Astronics Corp. CEO Peter Gundermann discussed a wide range of topics during the company's 2021 and fourth quarter earnings call last week, including Ukraine, supply chain challenges, and potentially supplying some electrical power systems for eVTOL aircraft. (Astronics)
Astronics reported a $7 million increase in aerospace segment sales in its full-year 2021 earnings report last week, and during an earnings call to discuss the results, CEO Peter Gundermann covered several factors impacting their aerospace operations right now, including supply chain challenges, labor needs, and a small engineering firm that they operate in Ukraine.
“I’m sure you've heard tales from other companies, but the gymnastics that we have to do to figure out how to execute when a supplier for a program calls up and says, ‘You know those parts that you ordered that I said I would ship next week? Well, I'm not going to ship them for 20 weeks.’ It's just incredible,” Gundermann said.
The East Aurora, New York-based aerospace electronics manufacturer counts Airbus, Boeing, and Panasonic Avionics as some of the top OEMs that it supplies cockpit and cabin systems to. Astronics reported a 21.1% increase in commercial aerospace sales, attributing the increase to the un-grounding of the 737 MAX and a recovery in demand for passenger air travel leading to higher utilization rates of the in-service commercial aircraft fleet. The company also noted a slight increase in general aviation avionics sales for 2021, and expects higher demand in that segment as well based on the surge in business jet operations that occurred last year and continues into 2022.
However, there are also major operational challenges and pressures that include supply chain and labor shortages, as well as a small engineering operation that Astronics runs in Lviv, a city located in western Ukraine.
“If you look at the map, it's right by the Polish border, so it's a relatively safe place to be,” Gundermann said. “But we are disturbed, to say the least, about what's going on in Ukraine, as many of you are, I'm sure. And we're concerned about our people there. We're doing what we can to help, but it's a weight around our perspective these days, for sure.”
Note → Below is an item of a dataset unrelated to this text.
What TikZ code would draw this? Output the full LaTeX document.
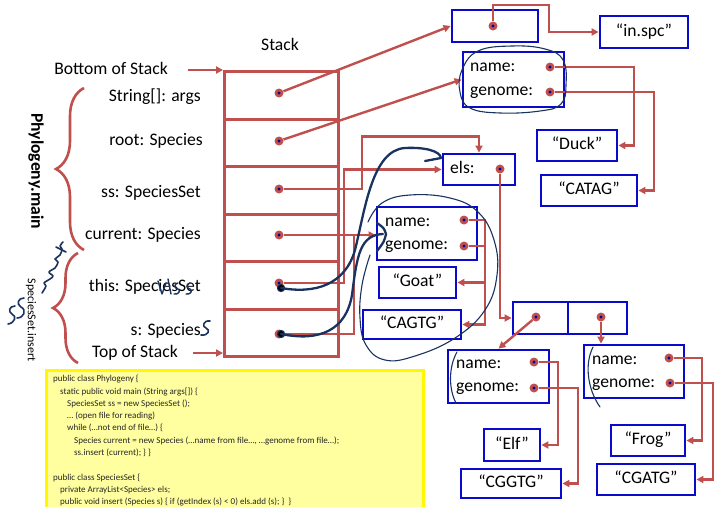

The Astronics CEO further explained that the company has a total of 42 people at the Lviv location. “It has a significant impact in parts of our business, and Lviv is a pretty quiet and restive area at this point compared to what's going on in the eastern and central parts of Ukraine.”
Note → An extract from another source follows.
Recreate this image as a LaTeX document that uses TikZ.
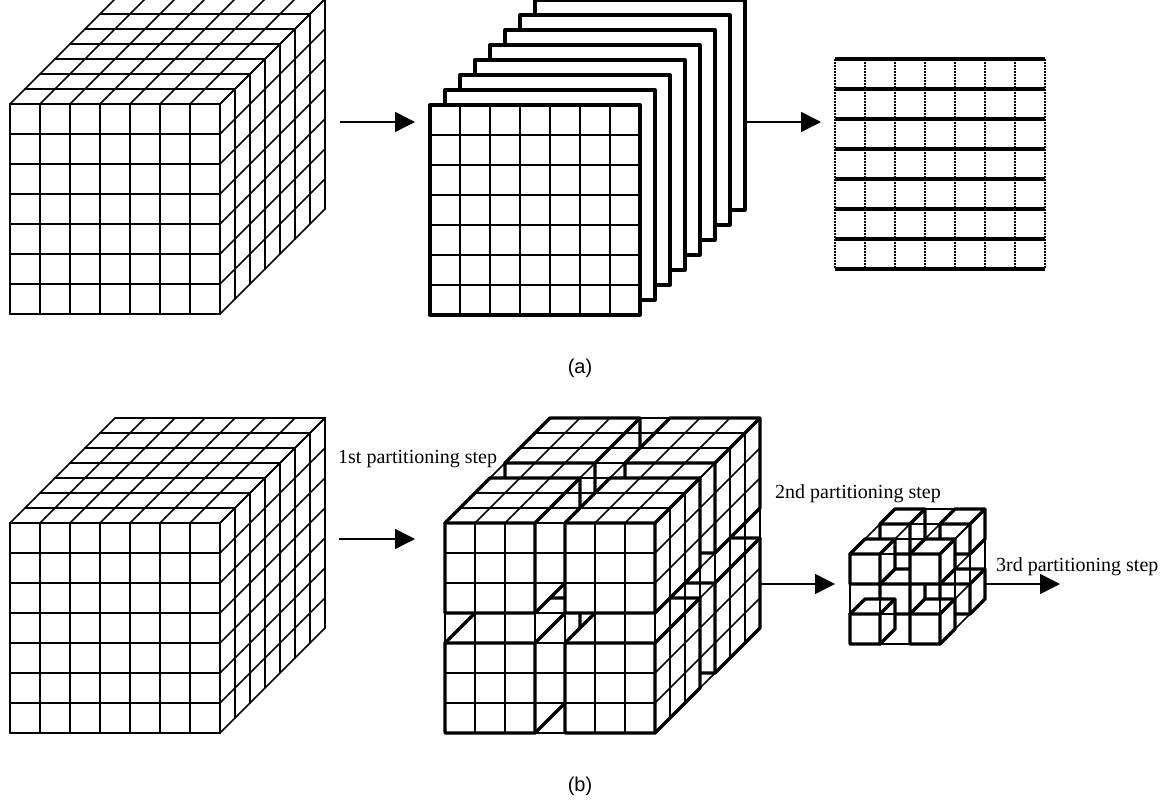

The company still expects its aerospace segment to continue to recover this year, although supply chain challenges remain. Gundermann estimates that Astronics ended 2021 with an estimated $15 to $17 million of scheduled product that “could not ship for one reason or another, typically having to do with supply chain challenges.”
Labor is another major challenge for Astronics, which had a workforce of 3,400 prior to the March 2020 outbreak of the COVID-19 pandemic. Their workforce now stands at 2,200. The company needs to add about 200 new workers to “execute the business in front of us,” Gundermann said.
Astronics introduced its new Ballard mPCIe avionics interface cards for ARINC 429/717 systems, pictured here, in 2021. The cards enable host devices, such as small form factor mission computers, to reliably communicate with avionics equipment. (Astronics)
Amid all of these challenges, Astronics also continued to introduce new technologies into the aerospace market, including an upgraded line of avionics interface cards for embedded aerospace applications. The company also received initial certification for a new cabin in-flight entertainment (IFE) system that uses a distributed network architecture with smaller and fewer boxes as well as an “industry first Wi-Fi 6 wireless access point” for the Boeing 737-800 and MAX.
When Beechcraft completed the first flight of its new Denali aircraft in November, the single-engine turboprop featured exterior lighting and cockpit panels from Astronics, as well as the company’s Max-Viz 1400 Enhanced Vision System.
Gundermann told investors that he has an overall positive outlook for 2022 based on positive demand trends in commercial air travel. He also expects some opportunities to eventually become available for Astronics to provide some electric power systems to electric vertical takeoff and landing (eVTOL) aircraft developers.
“Airlines are waking up around the world and some are deciding to go forward with major installations and major changes from what they've done in the past. The technology doesn't lie still, even if the airplanes are. So we're seeing a surge in demand there, including from new customers, which are impressive to me,” Gundermann said. “I talked about eVTOL, electric vertical take-off and landing, opportunities, and how that seems to be a good fit for the capabilities we've developed for flight-critical electrical power for small aircraft. And we don't have news today, but we are furthering our investigations there and extending our reach. And, I expect, program award announcements there in the near future.”